Hello Peter
On the sliding scale of Agitprop to inept (with reality somewhere in the middle) I would not go so far as to mark it either propaganda or overt militarization.
As for timing, I have thought the trend would have accelerated well before now, but I am a serial early adopter of leveraging tools. Most shooters are content with what they know until either they are nearly obliterated by a new adversary or
an acknowledged trainer joins their operation.
Asymmetrical players are an exception as they are trying to survive and best a superior military force. They must adopt, adapt or die. The military now has a decade plus of being on the business end of those adaptations. But from those I know
personally, they are not on the path you appear to mark for them.
The Mexican players are more evenly matched, but as money is no object, any of the major players can step up their armories when they perceive a need for leverage. In other words, given the drivers (largely economic)
and paucity of bomb-worthy targets, a machismo gun culture may have been about right.
That is why I perk up when folks who have been studying and debriefing bombing events think that they see a trend shift. The military writes an AAR (after action report) after any significant engagement and analyzes
the lot. They look for emerging trends that will keep their members safe.

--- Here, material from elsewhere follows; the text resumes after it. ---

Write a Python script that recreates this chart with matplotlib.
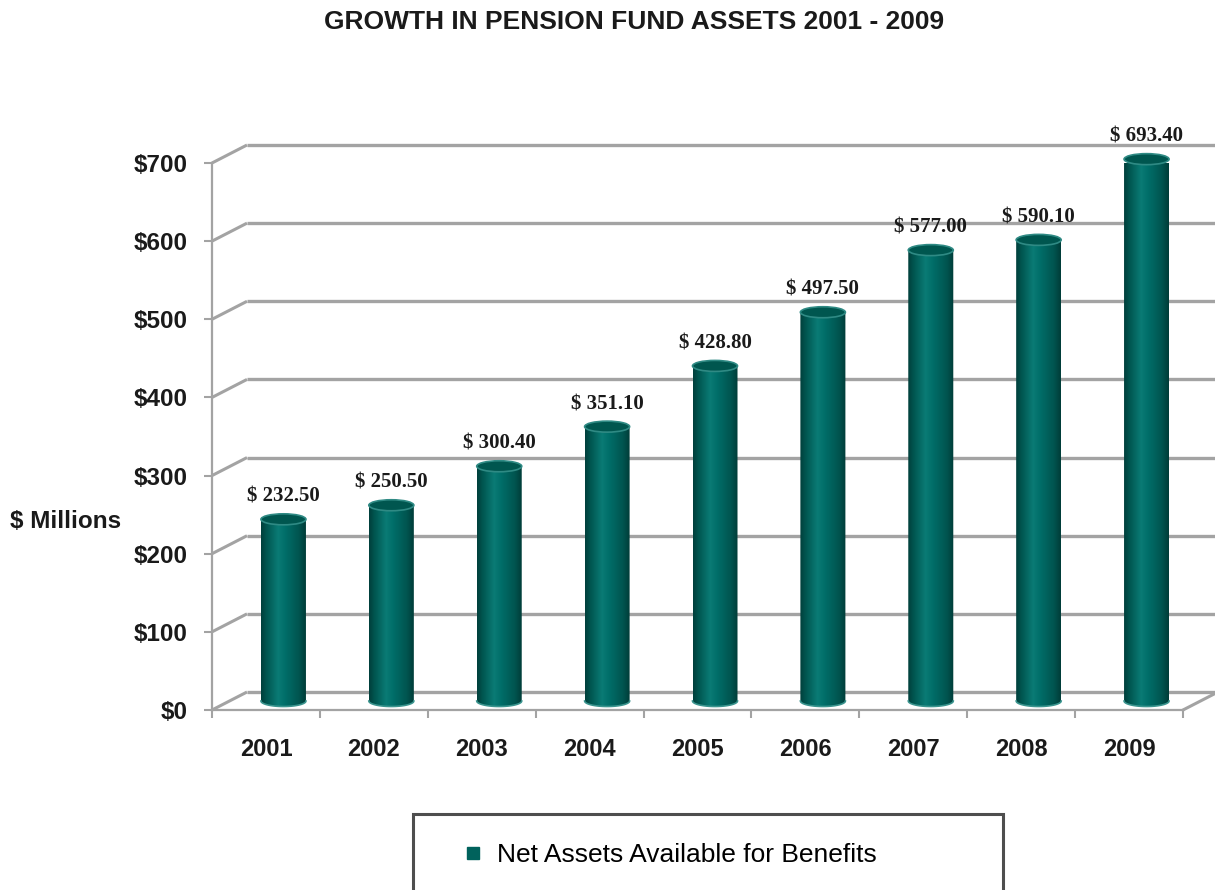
import numpy as np
import matplotlib
matplotlib.use("Agg")
import matplotlib.pyplot as plt
from matplotlib.path import Path
from matplotlib.patches import PathPatch, Ellipse
from matplotlib.colors import LinearSegmentedColormap
from matplotlib.lines import Line2D

plt.rcParams["font.family"] = ["Liberation Sans", "DejaVu Sans"]

years = ["2001", "2002", "2003", "2004", "2005", "2006", "2007", "2008", "2009"]
net_assets = [232.50, 250.50, 300.40, 351.10, 428.80, 497.50, 577.00, 590.10, 693.40]
y_ticks = [0, 100, 200, 300, 400, 500, 600, 700]
series_name = "Net Assets Available for Benefits"

W, H = 1215, 890
fig = plt.figure(figsize=(W / 100, H / 100), dpi=100)
ax = fig.add_axes([212 / W, 180 / H, 971 / W, 547 / H])
ax.set_xlim(-0.5, len(years) - 0.5)
ax.set_ylim(0, 700)
ax.patch.set_visible(False)

# depth of the pseudo-3d box, in pixels, turned into data units
px_x = 971 / len(years)
px_y = 547 / 700
ddx = 35 / px_x
ddy = 18 / px_y

grid_c = "#a3a3a3"
for v in y_ticks:
    ax.plot([-0.5, -0.5 + ddx], [v, v + ddy], color=grid_c, lw=2.2,
            clip_on=False, zorder=1, solid_capstyle="butt")
    ax.plot([-0.5 + ddx, len(years) + 1], [v + ddy, v + ddy], color=grid_c,
            lw=2.4, clip_on=False, zorder=1, solid_capstyle="butt")
ax.plot([len(years) - 0.5, len(years) - 0.5 + ddx], [0, ddy], color=grid_c,
        lw=2.2, clip_on=False, zorder=1)

for s in ["top", "right"]:
    ax.spines[s].set_visible(False)
for s in ["left", "bottom"]:
    ax.spines[s].set_color(grid_c)
    ax.spines[s].set_linewidth(1.6)

ax.set_yticks(y_ticks)
ax.set_yticklabels([f"${v}" for v in y_ticks], fontsize=17.5,
                   fontweight="bold", color="#1a1a1a")
ax.tick_params(axis="y", length=5.8, width=1.5, color=grid_c, pad=11.5)
ax.set_xticks(range(len(years)))
ax.set_xticklabels(years, fontsize=17, fontweight="bold", color="#1a1a1a")
ax.set_xticks(np.arange(-0.5, len(years)), minor=True)
ax.tick_params(axis="x", which="major", length=0, pad=20)
ax.tick_params(axis="x", which="minor", length=5.8, width=1.5, color=grid_c)

# cylinder shading across the bar width
cyl = LinearSegmentedColormap.from_list("cyl", [
    (0.0, "#003f3b"), (0.12, "#00554f"), (0.38, "#0a7b75"),
    (0.55, "#006d68"), (0.85, "#00544f"), (1.0, "#003c38")])
grad = np.linspace(0, 1, 256).reshape(1, -1)

bw = 45 / px_x
cap_h = 11 / px_y
for i, v in enumerate(net_assets):
    xc = i + ddx / 2
    y0 = ddy / 2
    top = v + ddy / 2
    t = np.linspace(np.pi, 2 * np.pi, 40)
    arc = np.column_stack([xc + bw / 2 * np.cos(t), y0 + cap_h / 2 * np.sin(t)])
    verts = np.vstack([[xc - bw / 2, top], arc, [xc + bw / 2, top], [xc - bw / 2, top]])
    codes = [Path.MOVETO] + [Path.LINETO] * (len(verts) - 2) + [Path.CLOSEPOLY]
    body = PathPatch(Path(verts, codes), facecolor="none", edgecolor="none",
                     zorder=3, clip_on=False)
    ax.add_patch(body)
    im = ax.imshow(grad, cmap=cyl, aspect="auto", zorder=3,
                   extent=[xc - bw / 2, xc + bw / 2, y0 - cap_h, top])
    im.set_clip_box(None)
    im.set_clip_path(body)
    ax.plot(arc[:, 0], arc[:, 1], color="#3a948e", lw=1.2, zorder=4, clip_on=False)
    ax.add_patch(Ellipse((xc, top), bw, cap_h, facecolor="#00564f",
                         edgecolor="#2f8a84", lw=1.2, zorder=5, clip_on=False))
    ax.annotate(f"$ {v:.2f}", (xc, top), xytext=(0, 9), textcoords="offset points",
                ha="center", va="bottom", fontsize=15, fontweight="bold",
                family=["Liberation Serif", "DejaVu Serif"], color="#1a1a1a",
                annotation_clip=False)

ax.set_xlim(-0.5, len(years) - 0.5)
ax.set_ylim(0, 700)

fig.text(634 / W, 1 - 22 / H, "GROWTH IN PENSION FUND ASSETS 2001 - 2009",
         ha="center", va="center", fontsize=19, fontweight="bold", color="#1a1a1a")
fig.text(10 / W, 1 - 522 / H, "$ Millions", ha="left", va="center",
         fontsize=17.5, fontweight="bold", color="#1a1a1a")

handle = Line2D([], [], marker="s", markersize=8.6, linestyle="none",
                color="#00625c")
leg = fig.legend([handle], [series_name], loc="upper left",
                 bbox_to_anchor=(413 / W, 0, 590 / W, 1 - 814 / H), mode="expand",
                 borderaxespad=0, borderpad=1.1, handlelength=2.35,
                 handletextpad=-0.27, fontsize=19, fancybox=False, frameon=True)
leg.get_frame().set_edgecolor("#222222")
leg.get_frame().set_linewidth(2.2)

fig.savefig("out.png", dpi=100)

Pushing militarization is light years from their thinking.
I respect your zeal and your knowledge base. If you will accord me peer status there, and that may be a stretch, I would like us to come to agreement on the data. If we can get there, we can move on to trends, timing, even motives.

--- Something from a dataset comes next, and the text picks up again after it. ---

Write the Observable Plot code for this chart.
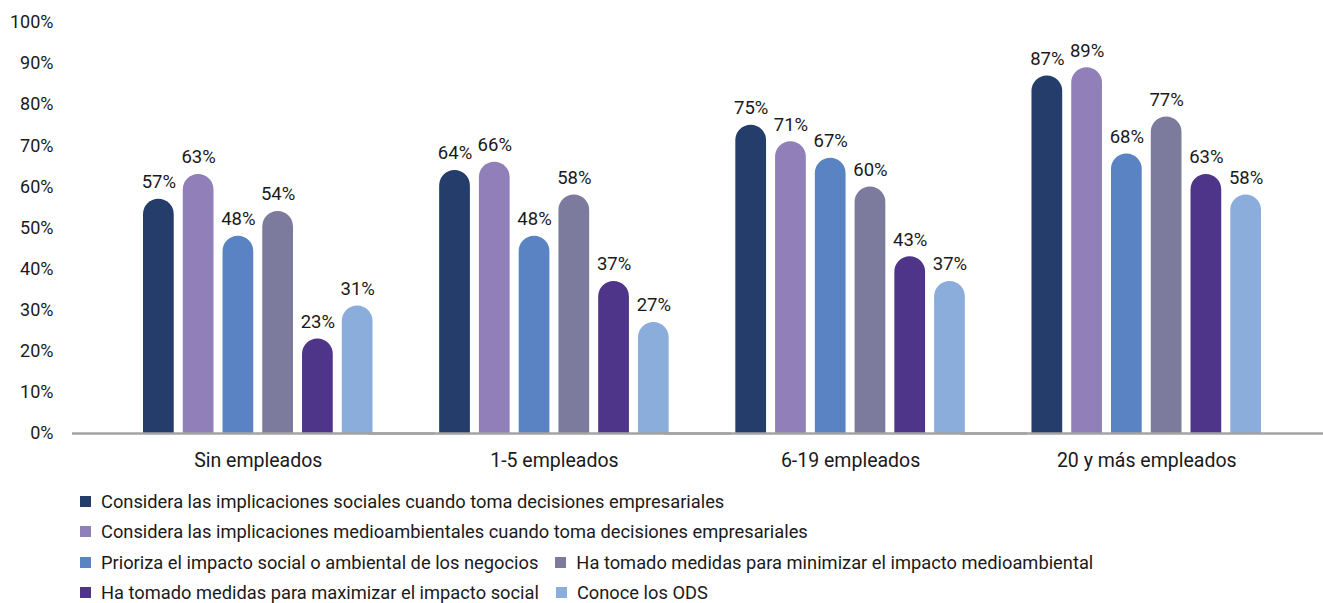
<!DOCTYPE html>
<html>
<head>
<meta charset="utf-8">
<script src="https://cdn.jsdelivr.net/npm/d3@7"></script>
<script src="https://cdn.jsdelivr.net/npm/@observablehq/plot@0.6"></script>
<style>
  html, body { margin: 0; padding: 0; background: #fff; }
  body { font-family: Roboto, "Liberation Sans", sans-serif; color: #1a1a1a; }
  #legend { display: flex; flex-wrap: wrap; width: 1060px; margin-left: 80px; margin-top: 8px; row-gap: 0; }
  .item { display: flex; align-items: center; height: 30.5px; font-size: 18.3px; margin-right: 17px; white-space: nowrap; }
  .sw { width: 11px; height: 11px; margin-right: 10px; flex: none; }
</style>
</head>
<body>
<div id="chart"></div>
<div id="legend"></div>
<script>
const groups = ["Sin empleados", "1-5 empleados", "6-19 empleados", "20 y más empleados"];
const series = [
  "Considera las implicaciones sociales cuando toma decisiones empresariales",
  "Considera las implicaciones medioambientales cuando toma decisiones empresariales",
  "Prioriza el impacto social o ambiental de los negocios",
  "Ha tomado medidas para minimizar el impacto medioambiental",
  "Ha tomado medidas para maximizar el impacto social",
  "Conoce los ODS"
];
const colors = ["#253D6A", "#917FB9", "#5983C2", "#7C7B9E", "#4F358A", "#8BADDC"];
// values (%) per series, in group order
const sociales       = [57, 64, 75, 87];
const medioambiental = [63, 66, 71, 89];
const prioriza       = [48, 48, 67, 68];
const minimizar      = [54, 58, 60, 77];
const maximizar      = [23, 37, 43, 63];
const ods            = [31, 27, 37, 58];
const yTicks = [0, 10, 20, 30, 40, 50, 60, 70, 80, 90, 100];

const seriesValues = [sociales, medioambiental, prioriza, minimizar, maximizar, ods];
const data = [];
groups.forEach((g, gi) => {
  series.forEach((s, si) => {
    data.push({group: g, series: s, value: seriesValues[si][gi]});
  });
});

const chart = Plot.plot({
  width: 1323,
  height: 478,
  marginLeft: 143,
  marginRight: 62,
  marginTop: 22,
  marginBottom: 45,
  style: {fontFamily: "Roboto, sans-serif", color: "#1a1a1a", background: "#fff"},
  fx: {domain: groups, paddingInner: 0.225, paddingOuter: 0, round: false, label: null},
  x: {domain: series, paddingInner: 0.227, paddingOuter: 0, round: false, axis: null},
  y: {domain: [0, 100], label: null},
  color: {domain: series, range: colors},
  marks: [
    Plot.axisY({ticks: yTicks, tickFormat: d => d + "%", tickSize: 0, tickPadding: 90, fontSize: 18, label: null}),
    Plot.axisFx({anchor: "bottom", tickSize: 0, tickPadding: 20, fontSize: 19.5, label: null}),
    Plot.barY(data, {fx: "group", x: "series", y: "value", fill: "series", ry1: 15.5}),
    Plot.text(data, {fx: "group", x: "series", y: "value", text: d => d.value + "%", dy: -17, fontSize: 18.5, fill: "#1a1a1a"}),
    Plot.ruleY([0], {stroke: "#a3a3a3", strokeWidth: 2.5, insetLeft: -71, insetRight: -62})
  ]
});
document.getElementById("chart").appendChild(chart);

const legend = document.getElementById("legend");
series.forEach((s, i) => {
  const it = document.createElement("div");
  it.className = "item";
  const sw = document.createElement("span");
  sw.className = "sw";
  sw.style.background = colors[i];
  const t = document.createElement("span");
  t.textContent = s;
  it.appendChild(sw);
  it.appendChild(t);
  legend.appendChild(it);
});
</script>
</body>
</html>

A trend that I do not like is employing military assets to solve what should be social issues addressed by civil government. But on the feckless to lazy scale, it is all too easy to call in the shooters for a short term fix.
In too many cases, civil government has collapsed, become co-opted, corrupted, lacks jurisdiction, lacks assets or is merely inept. Too often the only peer, unified asset, north or south of the Rio Bravo, is a military one.
The implications of that drift are not good.